** Start **

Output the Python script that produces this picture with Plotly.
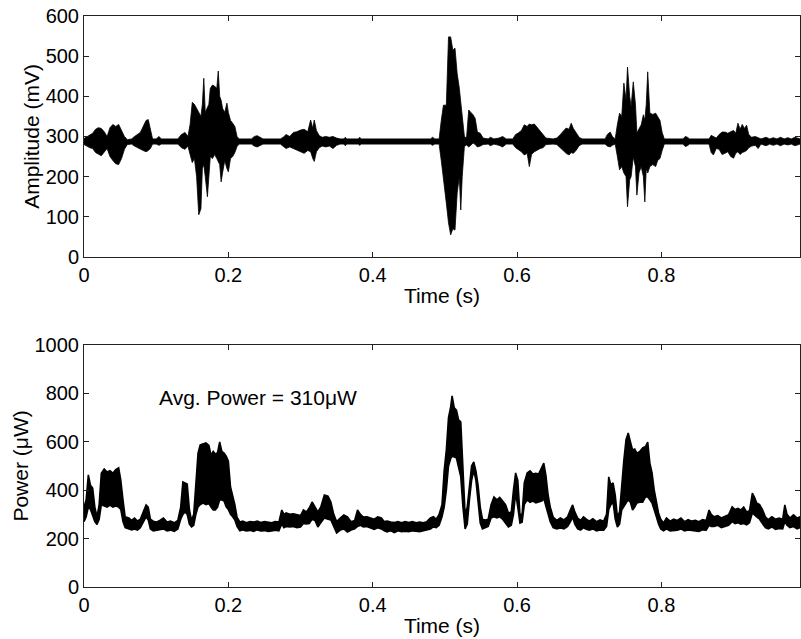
import plotly.graph_objects as go
from plotly.subplots import make_subplots

# ---------------- Top panel: amplitude envelope (time s, upper mV, lower mV) ----------------
amp_time = [0.000, 0.004, 0.008, 0.012, 0.016, 0.020, 0.024, 0.028, 0.032, 0.036, 0.040, 0.044, 0.048,
            0.052, 0.056, 0.060, 0.066, 0.070, 0.074, 0.078, 0.082, 0.086, 0.089, 0.092, 0.095, 0.100,
            0.104, 0.107, 0.130, 0.135, 0.140, 0.144, 0.147, 0.150, 0.153, 0.156, 0.159, 0.162, 0.164,
            0.166, 0.168, 0.171, 0.173, 0.175, 0.178, 0.181, 0.184, 0.186, 0.188, 0.190, 0.192, 0.195,
            0.198, 0.200, 0.203, 0.206, 0.209, 0.212, 0.215, 0.232, 0.236, 0.240, 0.244, 0.248, 0.272,
            0.276, 0.280, 0.285, 0.290, 0.295, 0.300, 0.305, 0.310, 0.314, 0.317, 0.319, 0.322, 0.326,
            0.330, 0.335, 0.340, 0.345, 0.350, 0.355, 0.360, 0.362, 0.364, 0.380, 0.382, 0.384, 0.480,
            0.483, 0.486, 0.492, 0.495, 0.498, 0.502, 0.505, 0.508, 0.511, 0.514, 0.517, 0.520, 0.522,
            0.524, 0.527, 0.530, 0.533, 0.536, 0.539, 0.542, 0.545, 0.549, 0.553, 0.560, 0.563, 0.568,
            0.575, 0.580, 0.585, 0.594, 0.598, 0.602, 0.606, 0.610, 0.614, 0.617, 0.620, 0.624, 0.628,
            0.632, 0.636, 0.640, 0.650, 0.655, 0.660, 0.664, 0.668, 0.672, 0.675, 0.678, 0.682, 0.686,
            0.690, 0.722, 0.725, 0.729, 0.732, 0.736, 0.739, 0.742, 0.745, 0.748, 0.751, 0.753, 0.756,
            0.758, 0.761, 0.764, 0.766, 0.769, 0.772, 0.775, 0.777, 0.779, 0.781, 0.784, 0.788, 0.792,
            0.795, 0.798, 0.801, 0.804, 0.830, 0.833, 0.836, 0.839, 0.866, 0.869, 0.872, 0.876, 0.880,
            0.884, 0.888, 0.892, 0.896, 0.900, 0.903, 0.906, 0.909, 0.912, 0.915, 0.918, 0.921, 0.925,
            0.930, 0.934, 0.938, 0.945, 0.950, 0.955, 0.960, 0.965, 0.970, 0.975, 0.980, 0.985, 0.992]
amp_upper = [295, 300, 305, 308, 318, 322, 320, 312, 300, 322, 330, 325, 330,
             315, 300, 292, 294, 300, 305, 310, 325, 340, 342, 318, 294, 294,
             300, 294, 294, 305, 310, 300, 330, 385, 380, 370, 360, 350, 380,
             445, 360, 370, 380, 420, 428, 425, 420, 463, 400, 390, 370, 360,
             383, 360, 340, 333, 325, 300, 294, 294, 300, 302, 298, 294, 294,
             298, 305, 300, 310, 312, 316, 318, 312, 341, 320, 341, 315, 302,
             298, 300, 298, 300, 296, 294, 294, 298, 294, 294, 298, 294, 294,
             298, 294, 294, 340, 378, 378, 548, 548, 515, 520, 457, 420, 383,
             360, 300, 296, 366, 360, 354, 345, 311, 308, 296, 294, 298, 294,
             296, 300, 294, 294, 305, 309, 315, 329, 325, 331, 329, 331, 322,
             315, 305, 296, 294, 296, 305, 312, 321, 318, 333, 320, 308, 298,
             294, 294, 305, 311, 300, 294, 330, 358, 350, 433, 390, 473, 400,
             374, 436, 380, 309, 320, 329, 354, 340, 380, 461, 358, 355, 358,
             349, 340, 310, 294, 294, 300, 298, 294, 294, 303, 300, 296, 305,
             311, 311, 308, 312, 315, 308, 333, 318, 330, 320, 328, 305, 298,
             300, 296, 294, 298, 294, 297, 294, 298, 294, 297, 294, 298, 294]
amp_lower = [280, 276, 272, 270, 260, 256, 252, 262, 270, 250, 240, 232, 230,
             245, 268, 280, 281, 276, 272, 268, 265, 262, 265, 270, 281, 281,
             278, 281, 281, 272, 268, 276, 255, 235, 245, 200, 105, 120, 220,
             230, 200, 150, 210, 250, 245, 255, 245, 240, 230, 187, 210, 240,
             220, 212, 245, 250, 260, 275, 281, 281, 276, 274, 278, 281, 281,
             276, 270, 274, 268, 265, 262, 258, 265, 262, 245, 238, 262, 272,
             276, 274, 276, 270, 278, 281, 281, 277, 281, 281, 278, 281, 281,
             278, 281, 281, 240, 200, 134, 85, 55, 70, 67, 159, 200, 117,
             200, 275, 279, 274, 278, 284, 280, 274, 276, 280, 281, 277, 281,
             278, 274, 281, 281, 272, 268, 262, 254, 258, 225, 255, 262, 266,
             270, 272, 280, 281, 280, 272, 265, 258, 254, 260, 258, 266, 277,
             281, 281, 276, 274, 278, 281, 250, 217, 225, 209, 200, 125, 192,
             200, 249, 225, 154, 210, 225, 200, 137, 220, 209, 225, 230, 225,
             241, 245, 265, 281, 281, 275, 277, 281, 281, 260, 254, 270, 268,
             255, 258, 262, 250, 246, 258, 262, 255, 260, 262, 265, 272, 276,
             278, 270, 281, 277, 281, 278, 281, 277, 281, 279, 281, 277, 281]

# ---------------- Bottom panel: power envelope (time s, upper µW, lower µW) ----------------
pow_time = [0.000, 0.003, 0.006, 0.009, 0.012, 0.015, 0.018, 0.021, 0.024, 0.028, 0.032, 0.036, 0.040,
            0.044, 0.048, 0.051, 0.054, 0.057, 0.062, 0.066, 0.070, 0.074, 0.078, 0.082, 0.086, 0.089,
            0.092, 0.096, 0.100, 0.105, 0.110, 0.115, 0.120, 0.125, 0.130, 0.134, 0.137, 0.140, 0.143,
            0.146, 0.149, 0.152, 0.155, 0.158, 0.161, 0.165, 0.169, 0.173, 0.176, 0.179, 0.182, 0.185,
            0.188, 0.191, 0.194, 0.197, 0.200, 0.203, 0.206, 0.209, 0.212, 0.216, 0.220, 0.225, 0.230,
            0.235, 0.240, 0.245, 0.250, 0.255, 0.260, 0.265, 0.270, 0.274, 0.277, 0.280, 0.285, 0.290,
            0.295, 0.300, 0.304, 0.308, 0.312, 0.316, 0.320, 0.324, 0.328, 0.333, 0.338, 0.342, 0.346,
            0.350, 0.355, 0.360, 0.365, 0.370, 0.375, 0.379, 0.383, 0.387, 0.392, 0.397, 0.402, 0.407,
            0.412, 0.416, 0.420, 0.425, 0.430, 0.435, 0.440, 0.445, 0.450, 0.455, 0.460, 0.465, 0.470,
            0.475, 0.480, 0.484, 0.488, 0.492, 0.496, 0.499, 0.502, 0.505, 0.508, 0.510, 0.513, 0.516,
            0.519, 0.522, 0.525, 0.528, 0.531, 0.534, 0.537, 0.540, 0.543, 0.546, 0.549, 0.552, 0.556,
            0.560, 0.564, 0.568, 0.572, 0.576, 0.580, 0.584, 0.588, 0.592, 0.595, 0.598, 0.601, 0.604,
            0.607, 0.610, 0.614, 0.618, 0.622, 0.626, 0.630, 0.634, 0.637, 0.640, 0.643, 0.646, 0.650,
            0.655, 0.660, 0.665, 0.670, 0.674, 0.677, 0.680, 0.684, 0.688, 0.692, 0.696, 0.700, 0.705,
            0.710, 0.715, 0.720, 0.724, 0.727, 0.730, 0.733, 0.736, 0.739, 0.742, 0.745, 0.748, 0.751,
            0.754, 0.757, 0.760, 0.763, 0.766, 0.770, 0.774, 0.778, 0.781, 0.784, 0.787, 0.790, 0.793,
            0.796, 0.799, 0.803, 0.807, 0.812, 0.817, 0.822, 0.827, 0.832, 0.837, 0.842, 0.847, 0.852,
            0.857, 0.862, 0.866, 0.869, 0.873, 0.878, 0.883, 0.888, 0.893, 0.898, 0.902, 0.906, 0.910,
            0.914, 0.918, 0.922, 0.926, 0.929, 0.932, 0.936, 0.940, 0.944, 0.948, 0.953, 0.958, 0.963,
            0.968, 0.971, 0.974, 0.978, 0.983, 0.988, 0.992]
pow_upper = [330, 360, 463, 420, 409, 330, 290, 340, 470, 487, 475, 480, 470,
             485, 492, 440, 360, 290, 285, 275, 285, 272, 280, 310, 339, 330,
             280, 272, 268, 275, 285, 268, 272, 265, 275, 330, 434, 430, 425,
             320, 275, 300, 450, 553, 587, 590, 595, 585, 545, 560, 549, 555,
             599, 560, 553, 540, 520, 413, 380, 340, 289, 268, 272, 265, 270,
             268, 272, 266, 270, 268, 265, 270, 268, 318, 300, 306, 300, 302,
             298, 295, 318, 310, 326, 351, 331, 310, 330, 380, 375, 351, 300,
             270, 285, 298, 290, 270, 275, 318, 300, 289, 290, 285, 280, 290,
             285, 270, 272, 268, 266, 270, 265, 270, 266, 270, 265, 268, 265,
             270, 285, 290, 280, 300, 340, 480, 566, 700, 744, 789, 740, 731,
             690, 682, 455, 300, 330, 420, 500, 517, 480, 420, 330, 280, 277,
             280, 340, 372, 360, 370, 355, 340, 306, 310, 400, 471, 440, 300,
             300, 430, 471, 480, 467, 470, 467, 490, 512, 460, 380, 330, 289,
             275, 285, 277, 290, 320, 339, 310, 285, 275, 290, 280, 272, 282,
             270, 277, 272, 300, 455, 420, 430, 380, 290, 310, 430, 525, 610,
             636, 600, 566, 570, 553, 560, 575, 580, 599, 512, 471, 401, 360,
             306, 280, 265, 285, 272, 280, 275, 285, 270, 278, 272, 275, 270,
             278, 275, 318, 300, 290, 295, 285, 290, 298, 331, 320, 325, 318,
             330, 310, 315, 388, 370, 347, 340, 320, 290, 278, 290, 280, 285,
             280, 339, 300, 285, 298, 285, 290]
pow_lower = [270, 290, 330, 320, 300, 270, 258, 280, 340, 335, 330, 338, 330,
             335, 330, 320, 270, 245, 240, 236, 240, 235, 245, 265, 290, 277,
             240, 232, 235, 238, 240, 232, 235, 230, 240, 280, 300, 310, 300,
             260, 248, 255, 300, 331, 340, 347, 340, 345, 330, 318, 318, 330,
             360, 360, 355, 331, 320, 300, 290, 277, 250, 232, 236, 232, 234,
             230, 236, 232, 233, 230, 232, 235, 232, 260, 245, 250, 248, 250,
             245, 248, 262, 260, 262, 280, 275, 248, 265, 285, 280, 277, 250,
             223, 235, 240, 227, 235, 240, 250, 255, 248, 250, 245, 238, 245,
             240, 232, 228, 232, 225, 232, 228, 230, 228, 232, 230, 228, 230,
             235, 240, 248, 245, 255, 290, 330, 400, 500, 530, 540, 537, 533,
             500, 455, 331, 240, 260, 360, 440, 483, 440, 360, 264, 240, 244,
             250, 285, 290, 285, 290, 280, 265, 248, 255, 300, 388, 330, 264,
             268, 340, 360, 350, 355, 347, 350, 355, 365, 340, 300, 270, 245,
             240, 244, 240, 250, 270, 289, 260, 240, 235, 245, 238, 235, 240,
             232, 236, 235, 250, 320, 340, 350, 280, 248, 260, 318, 330, 347,
             360, 350, 318, 330, 347, 350, 350, 372, 372, 360, 347, 320, 290,
             260, 240, 232, 240, 232, 235, 235, 240, 232, 236, 235, 232, 230,
             236, 235, 255, 250, 250, 255, 245, 250, 255, 270, 262, 265, 260,
             262, 257, 265, 306, 300, 290, 280, 262, 245, 240, 248, 238, 242,
             240, 270, 255, 245, 250, 240, 245]

x_ticks = [0, 0.2, 0.4, 0.6, 0.8]
x_tick_text = ["0", "0.2", "0.4", "0.6", "0.8"]
amp_ticks = [0, 100, 200, 300, 400, 500, 600]
pow_ticks = [0, 200, 400, 600, 800, 1000]


def envelope(t, up, lo):
    xs = list(t) + list(reversed(t)) + [t[0]]
    ys = list(up) + list(reversed(lo)) + [up[0]]
    return xs, ys


fig = make_subplots(rows=2, cols=1, vertical_spacing=0.154)

ax, ay = envelope(amp_time, amp_upper, amp_lower)
fig.add_trace(go.Scatter(x=ax, y=ay, mode="lines", fill="toself", fillcolor="black",
                         line=dict(color="black", width=0.8), showlegend=False,
                         hoverinfo="skip"), row=1, col=1)
px_, py_ = envelope(pow_time, pow_upper, pow_lower)
fig.add_trace(go.Scatter(x=px_, y=py_, mode="lines", fill="toself", fillcolor="black",
                         line=dict(color="black", width=1.6), showlegend=False,
                         hoverinfo="skip"), row=2, col=1)

tick_font = dict(family="Liberation Sans, Arial, sans-serif", size=20, color="black")
title_font = dict(family="Liberation Sans, Arial, sans-serif", size=21, color="black")
axis_common = dict(showline=True, linecolor="#222", linewidth=1, mirror="ticks",
                   ticks="inside", ticklen=5, tickcolor="#222", showgrid=False,
                   zeroline=False, tickfont=tick_font, automargin=False,
                   ticklabeloverflow="allow")

fig.update_xaxes(range=[0, 0.992], tickvals=x_ticks, ticktext=x_tick_text,
                 title=dict(text="Time (s)", font=title_font, standoff=3), **axis_common)
fig.update_yaxes(range=[0, 600], tickvals=amp_ticks,
                 title=dict(text="Amplitude (mV)", font=title_font, standoff=0),
                 row=1, col=1, **axis_common)
fig.update_yaxes(range=[0, 1000], tickvals=pow_ticks,
                 title=dict(text="Power (μW)", font=title_font, standoff=0),
                 row=2, col=1, **axis_common)

fig.update_layout(
    width=801, height=639,
    margin=dict(l=84, r=1, t=16, b=52, autoexpand=False),
    paper_bgcolor="white", plot_bgcolor="white",
    font=tick_font,
    annotations=[dict(x=0.101, y=781, xref="x2", yref="y2", text="Avg. Power = 310μW",
                      showarrow=False, xanchor="left", yanchor="middle", font=title_font)],
)
fig.update_yaxes(domain=[0.578, 1.0], row=1, col=1)
fig.update_yaxes(domain=[0.0, 0.424], row=2, col=1)

# Remove the browser's default page margin so the figure sits at the window's corner.
fig.write_html("out.html", config={"displayModeBar": False},
               post_script="document.body.style.margin='0';")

** End **

- _TASK_: Would you reproduce the lines above, from the very first through the line containing "from plotly.subplots import make_subplots", exactly and without the pictures?

- _RESULT FOR THIS EXERCISE_:
Output the Python script that produces this picture with Plotly.
import plotly.graph_objects as go
from plotly.subplots import make_subplots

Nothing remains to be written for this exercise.